Consequently, they are not as comfortable and do not perform as well when they are involved in collaborative activity or group situations such as open offices — they do better in cubicles — and schools where desks are grouped together.

Cain says, “The truth is that many schools are designed for extroverts. Introverts need different kinds of instruction from extroverts.”

Collaborative learning can be a bad thing. She devotes a whole chapter to counseling parents on how to help their introverted children to survive or do well in a bad school or play situation.

The fact remains that in this country life is difficult for the introvert.

He or she must learn to survive and perhaps even prosper somehow; although prospering is not a major value of introverts.

“Quiet” tells of various coping strategies including not getting yourself in a bad situation in the first place.

It also teaches how to push yourself to your limit — acting extroverted — when really necessary, then getting out of the stressful situation and going to a quiet place to recover.

Books need catchy titles to attract buyers but the title should bear a relationship to the book’s content.

The subtitle of this book, “The Power of Introverts in a World That Cannot Stop Talking” is somewhat deceptive, for “Quiet” tells us much more about extroverts than that they cannot stop talking.

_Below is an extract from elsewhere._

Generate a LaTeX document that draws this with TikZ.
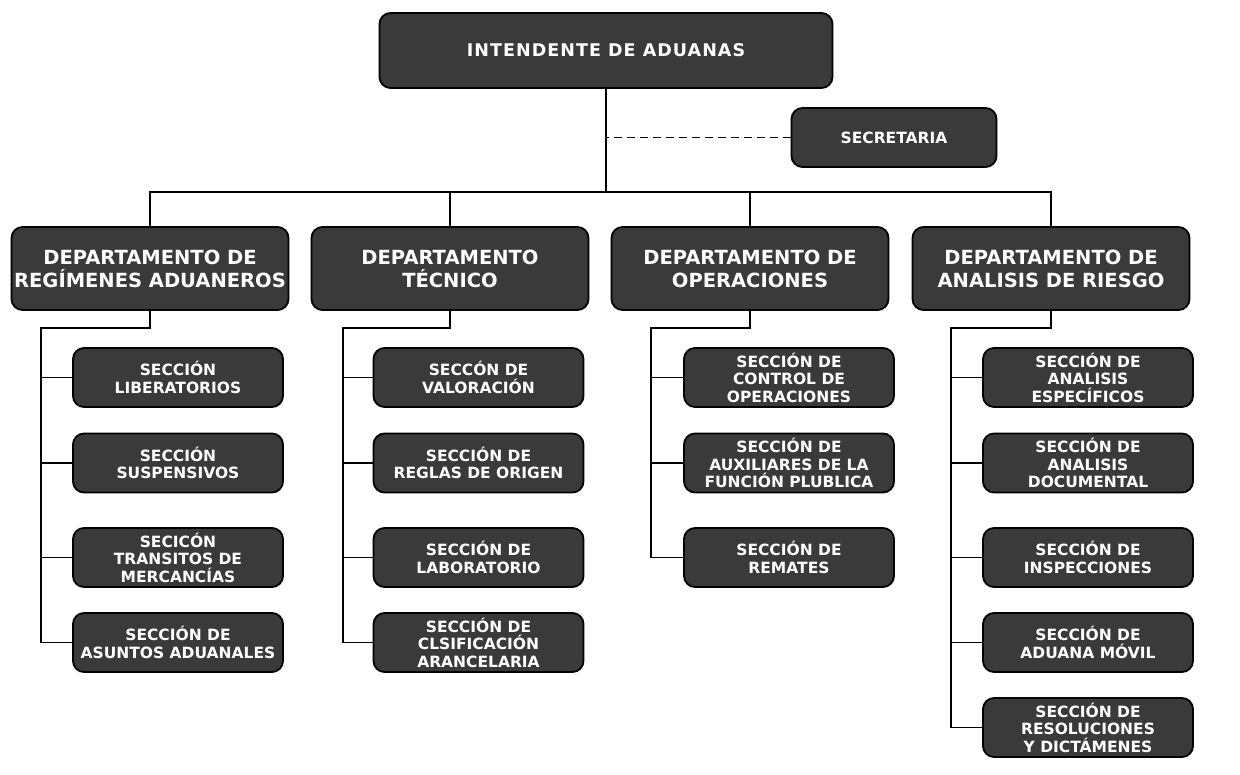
\documentclass[tikz,border=0pt]{standalone}
\usepackage{fontspec}
\setmainfont{DejaVu Sans}
\definecolor{boxgray}{HTML}{3A3A3A}
\tikzset{
  orgbox/.style={draw=black, line width=1.8pt, fill=boxgray, rounded corners=11pt,
    text=white, align=center, inner sep=0pt},
  topbox/.style={orgbox, minimum width=453pt, minimum height=75pt,
    font=\fontsize{17.5}{21}\selectfont\bfseries\addfontfeatures{LetterSpace=6}},
  secbox/.style={orgbox, minimum width=205pt, minimum height=59pt,
    font=\fontsize{15.5}{18}\selectfont\bfseries},
  deptbox/.style={orgbox, minimum width=277pt, minimum height=83pt,
    font=\fontsize{19.5}{23}\selectfont\bfseries},
  sectbox/.style={orgbox, minimum width=210pt, minimum height=59pt,
    font=\fontsize{15.5}{17.5}\selectfont\bfseries},
  link/.style={draw=black, line width=1.7pt},
  dlink/.style={draw=black, line width=1.4pt, dash pattern=on 8pt off 5pt}
}
\begin{document}
\begin{tikzpicture}[x=1pt,y=-1pt]
\useasboundingbox (0,0) rectangle (1240,774);
\fill[white] (0,0) rectangle (1240,774);

% top
\node[topbox] (top) at (606,50.5) {INTENDENTE DE ADUANAS};
\node[secbox] (sec) at (894,137.5) {SECRETARIA};

% departments
\node[deptbox] (d1) at (150,268.5) {DEPARTAMENTO DE\\REGÍMENES ADUANEROS};
\node[deptbox] (d2) at (450,268.5) {DEPARTAMENTO\\TÉCNICO};
\node[deptbox] (d3) at (750,268.5) {DEPARTAMENTO DE\\OPERACIONES};
\node[deptbox] (d4) at (1051,268.5) {DEPARTAMENTO DE\\ANALISIS DE RIESGO};

% sections dept 1
\node[sectbox] (s11) at (178,377.5) {SECCIÓN\\LIBERATORIOS};
\node[sectbox] (s12) at (178,463) {SECCIÓN\\SUSPENSIVOS};
\node[sectbox] (s13) at (178,557.5) {SECICÓN\\TRANSITOS DE\\MERCANCÍAS};
\node[sectbox] (s14) at (178,642.5) {SECCIÓN DE\\ASUNTOS ADUANALES};

% sections dept 2
\node[sectbox] (s21) at (478.5,377.5) {SECCÓN DE\\VALORACIÓN};
\node[sectbox] (s22) at (478.5,463) {SECCIÓN DE\\REGLAS DE ORIGEN};
\node[sectbox] (s23) at (478.5,557.5) {SECCIÓN DE\\LABORATORIO};
\node[sectbox] (s24) at (478.5,642.5) {SECCIÓN DE\\CLSIFICACIÓN\\ARANCELARIA};

% sections dept 3
\node[sectbox] (s31) at (789,377.5) {SECCIÓN DE\\CONTROL DE\\OPERACIONES};
\node[sectbox] (s32) at (789,463) {SECCIÓN DE\\AUXILIARES DE LA\\FUNCIÓN PLUBLICA};
\node[sectbox] (s33) at (789,557.5) {SECCIÓN DE\\REMATES};

% sections dept 4
\node[sectbox] (s41) at (1088,377.5) {SECCIÓN DE\\ANALISIS\\ESPECÍFICOS};
\node[sectbox] (s42) at (1088,463) {SECCIÓN DE\\ANALISIS\\DOCUMENTAL};
\node[sectbox] (s43) at (1088,557.5) {SECCIÓN DE\\INSPECCIONES};
\node[sectbox] (s44) at (1088,642.5) {SECCIÓN DE\\ADUANA MÓVIL};
\node[sectbox] (s45) at (1088,727.5) {SECCIÓN DE\\RESOLUCIONES\\Y DICTÁMENES};

% main bus
\coordinate (bus) at (606,192);
\draw[link] (top.south) -- (bus);
\draw[link] (d1.north) |- (bus);
\draw[link] (d2.north) |- (bus);
\draw[link] (d3.north) |- (bus);
\draw[link] (d4.north) |- (bus);
\draw[dlink] (sec.west) -- (sec.west -| top.south);

% dept 1 trunk
\coordinate (t1) at (41,328);
\draw[link] (d1.south) |- (t1) -- (t1 |- s14.west);
\foreach \s in {s11,s12,s13,s14} \draw[link] (\s.west) -- (\s.west -| t1);

% dept 2 trunk
\coordinate (t2) at (343,328);
\draw[link] (d2.south) |- (t2) -- (t2 |- s24.west);
\foreach \s in {s21,s22,s23,s24} \draw[link] (\s.west) -- (\s.west -| t2);

% dept 3 trunk
\coordinate (t3) at (651,328);
\draw[link] (d3.south) |- (t3) -- (t3 |- s33.west);
\foreach \s in {s31,s32,s33} \draw[link] (\s.west) -- (\s.west -| t3);

% dept 4 trunk
\coordinate (t4) at (951,328);
\draw[link] (d4.south) |- (t4) -- (t4 |- s45.west);
\foreach \s in {s41,s42,s43,s44,s45} \draw[link] (\s.west) -- (\s.west -| t4);
\end{tikzpicture}
\end{document}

Cain spent more than six years researching and writing this book.

She did a lot of book and journal research and interviewed a lot of people.

She cites numerous case histories to illustrate her points and to make the book more interesting.

Susan Cain is a Harvard Law School graduate who was a successful Wall Street lawyer.

After a few years she realized that she was an introvert and would be happier by working by herself as a writer and counselor than by being in high-powered group situations.

Introverts solve problems and figure things out. Extroverts make things happen and get things done. Society needs both.